San Diego (pop. 655,000) has every natural asset a city could ask. Set between rolling mountains and the sea, it boasts a magnificent natural harbor, a paradise for yachtsmen and a major port for the U.S. Navy. No smog sullies its air, no wastes pollute its waters. The climate is kindly (67°-70°) all year. It is a place that people dream of coming back to, and they do; the phone book is a virtual Who Was Who of retired Navy and Marine Corps brass. To keep San Diego unspoiled, the city fathers long ago adopted rigid zoning laws. For decades, all attempts to attract new industry bogged down in the perennial controversy known locally as "geraniums v. smokestacks," and geraniums were practically growing in the streets.

As a result, San Diego over the years became a land of lotus eaters, so immersed in its happy, old-fashioned ways that the future seemed irrelevant. By failing to diversify its industrial base, the city by 1961 had saddled itself with a 7.5% unemployment rate, far higher than in nearby Los Angeles. Worse, for the long term, was the loss of skilled workers as a result of cutbacks in the aerospace industry, their biggest employer. In 1960, when a group of businessmen got the results of an exhaustive study of the city's economic prospects, the outlook was so gloomy that, as one economist put it, "you could have cut the pessimism with a knife."

Not a single office building had gone up in the center of the city since 1928, and the downtown area was a sleazy jungle of honky-tonks and arcades. Suburban shopping centers had relentlessly whittled downtown retail volume; the city faced a 30% decline in sales revenue by 1962. A successful bond issue was as rare as snow. Despite 35 separate attempts to build one, San Diego remained a city without a convention hall. In virtually every other sector of the economy from transit to schools, San Diego was lagging far behind lesser and less-blessed cities.
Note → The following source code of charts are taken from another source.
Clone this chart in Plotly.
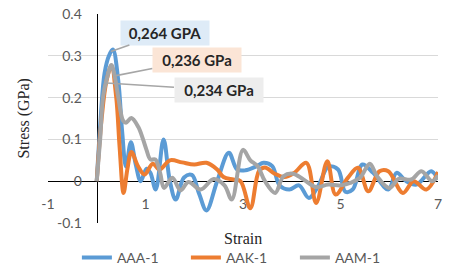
import plotly.graph_objects as go

# ---- data ----
aaa_x = [0, 0.08, 0.16, 0.25, 0.33, 0.44, 0.52, 0.6, 0.7, 0.8, 0.9, 1.02, 1.1, 1.21, 1.37, 1.5, 1.62,
         1.79, 1.95, 2.1, 2.25, 2.47, 2.71, 2.88, 3.05, 3.28, 3.42, 3.6, 3.75, 3.95, 4.15, 4.35, 4.55,
         4.75, 4.95, 5.1, 5.25, 5.45, 5.67, 5.98, 6.15, 6.35, 6.56, 6.86, 7.0]
aaa_y = [0, 0.15, 0.258, 0.3, 0.315, 0.242, 0.12, 0.035, 0.093, 0.04, 0.0, 0.03, 0.02, -0.02, 0.1, 0.0, -0.044,
         0.009, 0.015, -0.03, -0.07, 0.0, 0.068, 0.028, 0.026, 0.036, 0.044, 0.036, -0.01, -0.02, -0.01, -0.04, -0.01,
         0.035, 0.028, -0.025, -0.02, 0.04, 0.02, -0.02, 0.02, 0.0, -0.008, 0.024, 0.004]

aak_x = [0, 0.1, 0.2, 0.3, 0.4, 0.47, 0.55, 0.63, 0.71, 0.85, 0.98, 1.15, 1.29, 1.5, 1.75, 2.0, 2.25,
         2.47, 2.6, 2.8, 2.95, 3.15, 3.33, 3.45, 3.65, 3.85, 4.05, 4.3, 4.5, 4.73, 4.9, 5.15, 5.36, 5.57,
         5.8, 5.98, 6.28, 6.5, 6.76, 7.0]
aak_y = [0, 0.15, 0.24, 0.275, 0.2, 0.08, -0.028, 0.03, 0.07, 0.035, 0.016, 0.042, 0.028, 0.05, 0.045, 0.04, 0.044,
         0.028, 0.01, 0.004, 0.0, -0.065, 0.025, 0.033, 0.018, 0.01, 0.02, 0.044, -0.052, 0.048, -0.032, 0.008, 0.032, -0.024,
         0.024, 0.024, -0.028, 0.0, -0.02, 0.022]

aam_x = [0, 0.07, 0.13, 0.2, 0.3, 0.37, 0.44, 0.54, 0.6, 0.71, 0.85, 0.95, 1.02, 1.1, 1.2, 1.3, 1.38,
         1.55, 1.72, 1.88, 2.13, 2.4, 2.62, 2.77, 3.0, 3.15, 3.3, 3.45, 3.66, 3.83, 4.03, 4.24, 4.5,
         4.75, 5.0, 5.2, 5.4, 5.6, 5.75, 6.0, 6.2, 6.45, 6.66, 6.88, 7.0]
aam_y = [0, 0.1, 0.202, 0.242, 0.278, 0.25, 0.202, 0.145, 0.14, 0.151, 0.13, 0.1, 0.075, 0.052, 0.052, 0.02, -0.016,
         0.008, -0.022, -0.002, -0.02, 0.005, -0.01, -0.044, 0.075, 0.05, 0.036, 0.0, -0.028, 0.012, 0.018, 0.004, -0.014,
         -0.008, -0.01, -0.004, 0.008, 0.042, 0.012, -0.016, 0.006, 0.004, 0.024, 0.0, 0.014]

series_names = ["AAA-1", "AAK-1", "AAM-1"]
series_colors = ["#5B9BD5", "#ED7D31", "#A5A5A5"]

x_tickvals = [-1, 1, 3, 5, 7]
x_ticktext = ["-1", "1", "3", "5", "7"]
y_tickvals = [-0.1, 0, 0.1, 0.2, 0.3, 0.4]
y_ticktext = ["-0.1", "0", "0.1", "0.2", "0.3", "0.4"]

peak_labels = ["0,264 GPA", "0,236 GPa", "0,234 GPa"]
peak_x = [0.29, 0.37, 0.2]
peak_y = [0.31, 0.252, 0.235]
label_bg = ["#DEEBF7", "#FBE5D6", "#EDEDED"]

# ---- figure ----
fig = go.Figure()
for xs, ys, name, col in zip([aaa_x, aak_x, aam_x], [aaa_y, aak_y, aam_y], series_names, series_colors):
    fig.add_trace(go.Scatter(x=xs, y=ys, name=name, mode="lines",
                             line=dict(color=col, width=4, shape="spline", smoothing=1.0)))

tick_font = dict(family="Lato", size=14, color="#595959")
serif_font = dict(family="Liberation Serif", size=16, color="#262626")

fig.update_layout(
    width=455, height=272,
    margin=dict(l=48, r=17, t=14, b=49, autoexpand=False),
    paper_bgcolor="white", plot_bgcolor="white",
    showlegend=True,
    legend=dict(orientation="h", xref="container", yref="container", x=0.169, y=0.052,
                xanchor="left", yanchor="middle",
                font=dict(family="Lato", size=14, color="#595959"),
                entrywidth=64, entrywidthmode="pixels", bgcolor="rgba(0,0,0,0)"),
    xaxis=dict(range=[-1, 7], tickvals=x_tickvals, ticktext=x_ticktext, showgrid=False,
               zeroline=False, showline=True, linecolor="black", linewidth=1.3,
               anchor="free", position=0.2, ticks="", tickfont=tick_font, automargin=False,
               ticklabelstandoff=10, layer="below traces"),
    yaxis=dict(range=[-0.1, 0.4], tickvals=y_tickvals, ticktext=y_ticktext, showgrid=True,
               gridcolor="#D9D9D9", gridwidth=1, zeroline=False, showline=True,
               linecolor="black", linewidth=1.3, anchor="free", position=0.125, ticks="",
               automargin=False,
               tickfont=tick_font, ticklabelstandoff=12, layer="below traces"),
)

# axis titles
fig.add_annotation(text="Stress (GPa)", xref="paper", yref="paper", x=-0.064, y=0.5,
                   textangle=-90, showarrow=False, xanchor="center", yanchor="middle",
                   font=serif_font)
fig.add_annotation(text="Strain", xref="paper", yref="paper", x=0.5, y=-0.072,
                   showarrow=False, xanchor="center", yanchor="middle",
                   font=serif_font)

# peak callouts
offsets = [(54, -19), (82, -16), (112, 7)]
for lab, px, py, bg, (ax, ay) in zip(peak_labels, peak_x, peak_y, label_bg, offsets):
    fig.add_annotation(text="<b>%s</b>" % lab, x=px, y=py, xref="x", yref="y",
                       ax=ax, ay=ay, showarrow=True, arrowhead=0, arrowwidth=1.6,
                       arrowcolor="#A6A6A6", bgcolor=bg, borderpad=3,
                       width=82, height=18,
                       font=dict(family="Lato", size=15, color="#262626"))

fig.write_html("out.html", config={"displayModeBar": False},
               post_script="document.body.style.margin='0';")
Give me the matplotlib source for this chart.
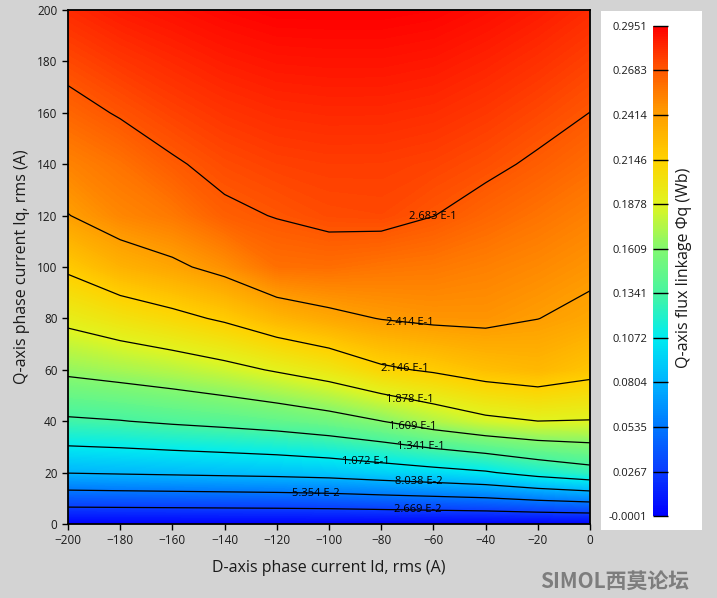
import numpy as np
import matplotlib
matplotlib.use('Agg')
import matplotlib.pyplot as plt
from matplotlib.colors import LinearSegmentedColormap, Normalize
from matplotlib.patches import Rectangle
from matplotlib import cm

# d-axis / q-axis current grid (A, rms)
id_vals = [-200, -180, -160, -140, -120, -100, -80, -60, -40, -20, 0]
iq_vals = [0, 20, 40, 60, 80, 100, 120, 140, 160, 180, 200]

# Q-axis flux linkage (Wb), one row per Iq value, columns follow id_vals
phi_iq0 = [0.0, 0.0, 0.0, 0.0, 0.0, 0.0, 0.0, 0.0, 0.0, 0.0, 0.0]
phi_iq20 = [0.0812, 0.0827, 0.0841, 0.0856, 0.0871, 0.0896, 0.0945, 0.0994, 0.1049, 0.1160, 0.1250]
phi_iq40 = [0.1311, 0.1334, 0.1373, 0.1408, 0.1451, 0.1516, 0.1606, 0.1730, 0.1830, 0.1877, 0.1869]
phi_iq60 = [0.1654, 0.1700, 0.1748, 0.1814, 0.1898, 0.1986, 0.2113, 0.2170, 0.2240, 0.2280, 0.2210]
phi_iq80 = [0.1930, 0.2014, 0.2090, 0.2174, 0.2290, 0.2365, 0.2420, 0.2450, 0.2455, 0.2416, 0.2370]
phi_iq100 = [0.2182, 0.2310, 0.2380, 0.2470, 0.2592, 0.2600, 0.2575, 0.2561, 0.2531, 0.2497, 0.2452]
phi_iq120 = [0.2409, 0.2506, 0.2559, 0.2655, 0.2689, 0.2722, 0.2730, 0.2685, 0.2630, 0.2580, 0.2529]
phi_iq140 = [0.2521, 0.2584, 0.2667, 0.2723, 0.2753, 0.2765, 0.2764, 0.2748, 0.2713, 0.2662, 0.2606]
phi_iq160 = [0.2630, 0.2696, 0.2750, 0.2792, 0.2818, 0.2827, 0.2826, 0.2812, 0.2779, 0.2734, 0.2682]
phi_iq180 = [0.2730, 0.2783, 0.2825, 0.2861, 0.2884, 0.2889, 0.2889, 0.2876, 0.2844, 0.2802, 0.2751]
phi_iq200 = [0.2820, 0.2870, 0.2900, 0.2930, 0.2950, 0.2951, 0.2951, 0.2940, 0.2910, 0.2870, 0.2820]

levels = [0.02669, 0.05354, 0.08038, 0.1072, 0.1341, 0.1609, 0.1878, 0.2146, 0.2414, 0.2683]
cbar_ticks = [-0.0001, 0.0267, 0.0535, 0.0804, 0.1072, 0.1341, 0.1609, 0.1878,
              0.2146, 0.2414, 0.2683, 0.2951]
vmin, vmax = -0.0001, 0.2951

Z = np.array([phi_iq0, phi_iq20, phi_iq40, phi_iq60, phi_iq80, phi_iq100,
              phi_iq120, phi_iq140, phi_iq160, phi_iq180, phi_iq200])
X, Y = np.meshgrid(id_vals, iq_vals)

cmap = LinearSegmentedColormap.from_list('flux', [
    (0.000, '#0000ff'), (0.091, '#0a3cff'), (0.182, '#0078ff'), (0.273, '#00b4ff'),
    (0.364, '#00ecf0'), (0.455, '#48f5a0'), (0.545, '#82f870'), (0.636, '#e0f520'),
    (0.727, '#ffd200'), (0.818, '#ffa000'), (0.909, '#ff5a00'), (1.000, '#ff0000')])
norm = Normalize(vmin, vmax)

plt.rcParams['font.family'] = ['Open Sans', 'DejaVu Sans']

fig = plt.figure(figsize=(7.17, 5.98), dpi=100, facecolor='#d3d3d3')
ax = fig.add_axes([68 / 717, 74 / 598, 522 / 717, 514 / 598])

ax.contourf(X, Y, Z, levels=np.linspace(vmin, vmax, 256), cmap=cmap, norm=norm)
cs = ax.contour(X, Y, Z, levels=levels, colors='black', linewidths=0.9)


def fmt(v):
    e = int(np.floor(np.log10(v)))
    return f'{v / 10 ** e:.3f} E{e}'


label_pos = [(-66, 4.7), (-105, 11.3), (-65.5, 16.3), (-85.8, 23.3), (-64.8, 30),
             (-68, 37.7), (-69.3, 47.5), (-71, 59.5), (-69, 77), (-60.2, 119)]
texts = ax.clabel(cs, manual=label_pos, inline=False, fmt=fmt, fontsize=8, colors='black')
for t in texts:
    t.set_rotation(0)

ax.set_xlim(-200, 0)
ax.set_ylim(0, 200)
ax.set_xticks(range(-200, 1, 20))
ax.set_yticks(range(0, 201, 20))
ax.tick_params(direction='out', length=4, width=1, color='black',
               labelsize=8.5, labelcolor='#1a1a1a')
for s in ax.spines.values():
    s.set_linewidth(1.3)
ax.set_xlabel('D-axis phase current Id, rms (A)', fontsize=11.5, labelpad=9, color='#1a1a1a')
ax.set_ylabel('Q-axis phase current Iq, rms (A)', fontsize=11.5, labelpad=5, color='#1a1a1a')

# white panel behind the colour bar
fig.patches.append(Rectangle((601 / 717, 68 / 598), 101 / 717, 519 / 598,
                             transform=fig.transFigure, facecolor='white',
                             edgecolor='none', zorder=-1))

cax = fig.add_axes([653 / 717, 82 / 598, 15 / 717, 490 / 598])
cb = fig.colorbar(cm.ScalarMappable(norm=norm, cmap=cmap), cax=cax, ticks=cbar_ticks)
cb.outline.set_visible(False)
cax.yaxis.set_ticks_position('left')
cax.set_yticklabels([f'{t:.4f}' for t in cbar_ticks])
cax.tick_params(direction='in', length=10.8, width=1, color='black',
                labelsize=8, labelcolor='#1a1a1a', pad=4)

fig.text(684 / 717, 1 - 268 / 598, 'Q-axis flux linkage Φq (Wb)', rotation=90,
         ha='center', va='center', fontsize=11.5, color='#1a1a1a')

fig.text(615 / 717, 1 - 581 / 598, 'SIMOL西莫论坛', family=['Noto Sans CJK SC', 'DejaVu Sans'],
         color='#7d7d7d', fontsize=15, fontweight='bold', ha='center', va='center')

fig.savefig('out.png', dpi=100, facecolor=fig.get_facecolor())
Facing Facts. The man who first suspected how far was Joseph E. Jessop, president of a chain of jewelry stores and the patriarch of a family that has been in San Diego since 1890. In 1959, Jessop, who had already begun to move his own stores out to the suburbs, called together a group of 60 leading businessmen to start facing the hard facts. "Up to this point," Jessop recalls, "San Diego was only penny ante. If you asked them for a contribution, they wrote you a check for $200." Jessop demanded—and got—$100,000 "for a start." With it, on May 1, 1959, they formed San Diegans Inc.